Almost ten years later, O'Gorman's fight to have the crimes and failures of the Catholic Church documented and answered for culminated in the release of the Ferns Report. It was a defining event of the year – most particularly, the revelation of negligence and indifference on the part of the church leadership as a whole to the issue of abuse. (While protesting they did not appreciate the nature or scale of the problem until around 1995, it emerged they had taken out insurance up to eight years earlier to protect diocesan funds against claims for damages by sexually abused victims of clerics under their control.)
Sean Fortune killed himself in 1999, while awaiting trial. That year, Colm O'Gorman set up One in Four, an organisation to help victims of abuse, in London. But it was in 2002, when the documentary Suing the Pope, which followed O'Gorman as he returned to Fethard-on-Sea, was broadcast, that the history of abuse in Ferns, and official indifference to it, unravelled.
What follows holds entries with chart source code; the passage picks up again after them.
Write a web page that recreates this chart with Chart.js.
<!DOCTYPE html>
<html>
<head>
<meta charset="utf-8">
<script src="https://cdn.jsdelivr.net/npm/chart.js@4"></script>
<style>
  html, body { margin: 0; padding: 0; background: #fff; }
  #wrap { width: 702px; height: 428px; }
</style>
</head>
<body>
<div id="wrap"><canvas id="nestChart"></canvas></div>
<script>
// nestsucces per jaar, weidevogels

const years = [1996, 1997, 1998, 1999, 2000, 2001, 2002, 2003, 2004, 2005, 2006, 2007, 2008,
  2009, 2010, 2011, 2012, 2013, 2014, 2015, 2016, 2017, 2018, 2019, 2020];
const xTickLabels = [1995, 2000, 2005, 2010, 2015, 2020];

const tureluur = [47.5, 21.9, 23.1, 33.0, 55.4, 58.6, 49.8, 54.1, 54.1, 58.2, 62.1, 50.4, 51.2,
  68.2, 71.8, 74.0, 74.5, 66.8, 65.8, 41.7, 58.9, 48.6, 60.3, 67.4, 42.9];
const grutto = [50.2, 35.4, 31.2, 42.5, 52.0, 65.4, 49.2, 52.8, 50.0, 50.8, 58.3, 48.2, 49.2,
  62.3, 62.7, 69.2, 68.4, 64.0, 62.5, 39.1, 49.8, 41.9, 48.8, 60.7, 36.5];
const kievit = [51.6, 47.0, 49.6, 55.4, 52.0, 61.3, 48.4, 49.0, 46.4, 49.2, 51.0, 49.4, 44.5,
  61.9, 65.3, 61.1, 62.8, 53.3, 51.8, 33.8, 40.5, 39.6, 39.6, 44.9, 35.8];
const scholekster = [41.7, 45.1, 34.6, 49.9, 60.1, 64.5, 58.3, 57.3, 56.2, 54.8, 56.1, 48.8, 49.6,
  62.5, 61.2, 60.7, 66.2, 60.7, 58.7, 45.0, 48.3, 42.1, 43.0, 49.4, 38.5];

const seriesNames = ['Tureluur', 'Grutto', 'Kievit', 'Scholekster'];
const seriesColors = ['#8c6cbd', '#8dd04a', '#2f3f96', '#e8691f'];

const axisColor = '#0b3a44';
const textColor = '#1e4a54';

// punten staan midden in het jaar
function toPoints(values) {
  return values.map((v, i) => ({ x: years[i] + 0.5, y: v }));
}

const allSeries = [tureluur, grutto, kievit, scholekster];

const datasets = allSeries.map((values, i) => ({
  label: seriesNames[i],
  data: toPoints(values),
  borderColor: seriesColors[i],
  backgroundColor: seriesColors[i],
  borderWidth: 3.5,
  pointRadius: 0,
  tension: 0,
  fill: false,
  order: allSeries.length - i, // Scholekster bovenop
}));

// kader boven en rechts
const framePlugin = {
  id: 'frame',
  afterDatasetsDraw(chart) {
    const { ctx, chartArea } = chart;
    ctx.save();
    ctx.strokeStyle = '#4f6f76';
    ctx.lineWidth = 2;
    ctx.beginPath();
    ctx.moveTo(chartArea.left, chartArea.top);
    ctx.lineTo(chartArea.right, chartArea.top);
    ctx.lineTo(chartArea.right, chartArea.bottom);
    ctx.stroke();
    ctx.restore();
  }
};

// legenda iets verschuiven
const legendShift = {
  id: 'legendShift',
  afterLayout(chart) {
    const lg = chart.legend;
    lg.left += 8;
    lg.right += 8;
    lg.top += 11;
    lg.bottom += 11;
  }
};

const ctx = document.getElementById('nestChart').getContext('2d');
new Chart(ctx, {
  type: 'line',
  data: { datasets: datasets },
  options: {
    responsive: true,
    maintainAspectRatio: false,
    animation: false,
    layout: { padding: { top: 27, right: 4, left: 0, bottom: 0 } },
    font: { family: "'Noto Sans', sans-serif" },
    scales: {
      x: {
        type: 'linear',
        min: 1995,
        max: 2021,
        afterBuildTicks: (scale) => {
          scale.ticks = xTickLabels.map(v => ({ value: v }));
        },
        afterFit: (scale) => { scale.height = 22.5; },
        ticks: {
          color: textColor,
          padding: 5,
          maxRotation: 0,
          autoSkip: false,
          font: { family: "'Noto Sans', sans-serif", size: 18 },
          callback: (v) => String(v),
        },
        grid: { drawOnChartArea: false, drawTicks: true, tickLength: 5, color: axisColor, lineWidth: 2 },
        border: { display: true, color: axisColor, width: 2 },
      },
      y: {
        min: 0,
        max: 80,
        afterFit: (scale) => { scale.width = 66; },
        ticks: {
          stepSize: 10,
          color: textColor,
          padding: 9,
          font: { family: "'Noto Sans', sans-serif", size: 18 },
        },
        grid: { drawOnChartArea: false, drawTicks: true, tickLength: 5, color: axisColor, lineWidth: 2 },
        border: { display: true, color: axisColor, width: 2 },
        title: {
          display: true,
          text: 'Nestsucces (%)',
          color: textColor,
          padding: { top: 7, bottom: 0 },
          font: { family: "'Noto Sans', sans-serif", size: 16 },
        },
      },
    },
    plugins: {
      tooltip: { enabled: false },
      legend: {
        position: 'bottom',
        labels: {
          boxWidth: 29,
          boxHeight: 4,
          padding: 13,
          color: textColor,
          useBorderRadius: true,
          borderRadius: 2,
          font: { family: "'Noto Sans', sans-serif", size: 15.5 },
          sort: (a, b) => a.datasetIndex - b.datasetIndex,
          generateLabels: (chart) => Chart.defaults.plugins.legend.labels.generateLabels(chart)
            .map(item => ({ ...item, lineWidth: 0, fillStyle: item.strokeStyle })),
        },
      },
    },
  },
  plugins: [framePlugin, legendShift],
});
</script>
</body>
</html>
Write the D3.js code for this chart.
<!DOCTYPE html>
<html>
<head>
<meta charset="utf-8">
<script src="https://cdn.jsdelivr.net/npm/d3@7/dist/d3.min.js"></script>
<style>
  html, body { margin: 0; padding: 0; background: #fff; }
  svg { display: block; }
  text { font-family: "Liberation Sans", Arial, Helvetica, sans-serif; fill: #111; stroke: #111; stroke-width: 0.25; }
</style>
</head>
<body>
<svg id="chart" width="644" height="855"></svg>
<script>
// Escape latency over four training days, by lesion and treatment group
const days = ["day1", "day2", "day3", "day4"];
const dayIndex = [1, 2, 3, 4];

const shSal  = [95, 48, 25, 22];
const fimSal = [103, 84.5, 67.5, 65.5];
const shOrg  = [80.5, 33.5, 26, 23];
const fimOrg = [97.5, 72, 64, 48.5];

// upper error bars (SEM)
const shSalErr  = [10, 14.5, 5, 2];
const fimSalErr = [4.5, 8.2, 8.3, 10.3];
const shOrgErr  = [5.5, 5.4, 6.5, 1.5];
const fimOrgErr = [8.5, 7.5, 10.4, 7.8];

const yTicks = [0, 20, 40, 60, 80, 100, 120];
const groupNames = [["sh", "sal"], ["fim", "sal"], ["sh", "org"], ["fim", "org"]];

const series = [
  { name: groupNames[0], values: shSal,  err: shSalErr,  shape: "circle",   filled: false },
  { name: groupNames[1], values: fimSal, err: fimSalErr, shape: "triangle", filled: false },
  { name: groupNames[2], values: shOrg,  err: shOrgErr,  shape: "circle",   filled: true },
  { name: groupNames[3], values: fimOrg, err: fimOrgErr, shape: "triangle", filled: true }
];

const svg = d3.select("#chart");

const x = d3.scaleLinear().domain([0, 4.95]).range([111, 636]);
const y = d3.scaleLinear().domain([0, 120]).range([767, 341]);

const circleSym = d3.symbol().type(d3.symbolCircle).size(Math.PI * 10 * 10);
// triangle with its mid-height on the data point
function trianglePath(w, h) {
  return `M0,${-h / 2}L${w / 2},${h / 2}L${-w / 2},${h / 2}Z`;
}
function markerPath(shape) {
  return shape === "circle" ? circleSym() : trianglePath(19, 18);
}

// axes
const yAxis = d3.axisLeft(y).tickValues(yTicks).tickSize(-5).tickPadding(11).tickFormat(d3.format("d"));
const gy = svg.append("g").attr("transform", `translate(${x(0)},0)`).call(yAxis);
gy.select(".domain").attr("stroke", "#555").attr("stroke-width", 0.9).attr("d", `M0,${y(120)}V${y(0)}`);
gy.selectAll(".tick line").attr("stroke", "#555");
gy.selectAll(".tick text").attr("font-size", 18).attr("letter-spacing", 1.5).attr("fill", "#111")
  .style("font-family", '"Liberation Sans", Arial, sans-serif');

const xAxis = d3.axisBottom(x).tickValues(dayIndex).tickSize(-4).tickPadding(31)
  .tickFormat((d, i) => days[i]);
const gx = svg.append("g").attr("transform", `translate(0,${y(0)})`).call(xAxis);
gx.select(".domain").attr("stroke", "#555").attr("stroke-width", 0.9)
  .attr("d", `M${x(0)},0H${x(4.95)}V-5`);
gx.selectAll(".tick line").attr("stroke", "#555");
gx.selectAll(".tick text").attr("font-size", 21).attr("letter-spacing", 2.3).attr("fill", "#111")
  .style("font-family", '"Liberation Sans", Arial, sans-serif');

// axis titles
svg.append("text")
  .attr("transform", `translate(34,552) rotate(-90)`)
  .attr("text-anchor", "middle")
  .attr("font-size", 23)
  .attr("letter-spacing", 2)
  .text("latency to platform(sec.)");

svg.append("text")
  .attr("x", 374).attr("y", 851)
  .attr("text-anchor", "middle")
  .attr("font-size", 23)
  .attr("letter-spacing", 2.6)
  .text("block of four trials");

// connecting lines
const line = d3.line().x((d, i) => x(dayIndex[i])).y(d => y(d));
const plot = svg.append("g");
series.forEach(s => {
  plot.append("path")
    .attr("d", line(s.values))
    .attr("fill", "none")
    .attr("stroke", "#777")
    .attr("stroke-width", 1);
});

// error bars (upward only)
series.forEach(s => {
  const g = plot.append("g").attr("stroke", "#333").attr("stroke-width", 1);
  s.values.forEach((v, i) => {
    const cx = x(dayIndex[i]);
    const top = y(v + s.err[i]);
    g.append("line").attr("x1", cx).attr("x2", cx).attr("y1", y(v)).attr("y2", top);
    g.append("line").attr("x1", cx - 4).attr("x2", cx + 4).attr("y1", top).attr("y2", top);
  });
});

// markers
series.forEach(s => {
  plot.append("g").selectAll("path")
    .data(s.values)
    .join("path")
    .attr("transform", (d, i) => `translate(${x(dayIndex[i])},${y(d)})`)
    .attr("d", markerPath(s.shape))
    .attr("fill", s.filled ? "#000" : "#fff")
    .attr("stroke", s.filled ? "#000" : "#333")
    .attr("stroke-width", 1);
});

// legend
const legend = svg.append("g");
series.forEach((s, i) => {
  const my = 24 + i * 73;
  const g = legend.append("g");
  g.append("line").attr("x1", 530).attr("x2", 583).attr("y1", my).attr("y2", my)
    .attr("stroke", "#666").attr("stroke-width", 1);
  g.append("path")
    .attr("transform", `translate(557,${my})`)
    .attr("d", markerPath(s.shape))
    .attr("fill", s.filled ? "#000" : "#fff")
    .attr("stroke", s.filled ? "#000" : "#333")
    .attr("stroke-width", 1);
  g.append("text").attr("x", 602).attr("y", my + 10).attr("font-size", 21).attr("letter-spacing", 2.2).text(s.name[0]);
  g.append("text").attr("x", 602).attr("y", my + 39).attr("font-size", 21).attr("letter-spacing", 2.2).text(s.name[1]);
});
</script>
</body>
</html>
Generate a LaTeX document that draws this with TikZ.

Bishop Brendan Comiskey resigned almost immediately. The State commissioned a report from a senior counsel, which led to the Ferns Inquiry. The Vatican moved Bishop Eamon Walsh in as crisis-manager in Ferns. O'Gorman's One in Four opened up in Ireland.
The Ferns Report, published in October, was followed by a flood of revelations of abuse allegations against over 300 priests in dioceses across the country. The Government endorsed the report's recommendations, and O'Gorman wrote that it was "time to consign the sad and tragic history of the horrific sexual abuse of children and young people in the diocese of Ferns to history".
Less than two months later, O'Gorman was again in the media spotlight, this time dealing with the future, not the past, of child abuse and protection in the Catholic Church. The Church's new guidelines on child protection left "wriggle-room" on the crucial issue of reporting of abuse allegations, said O'Gorman: "There can be no discretion by any church employee as to whether or not to report an allegation of concern of abuse".
Ten years on, there is some way to go before the dark history of Ferns, which unravelled thanks to O'Gorman's courage and persistence, can truly be consigned to history.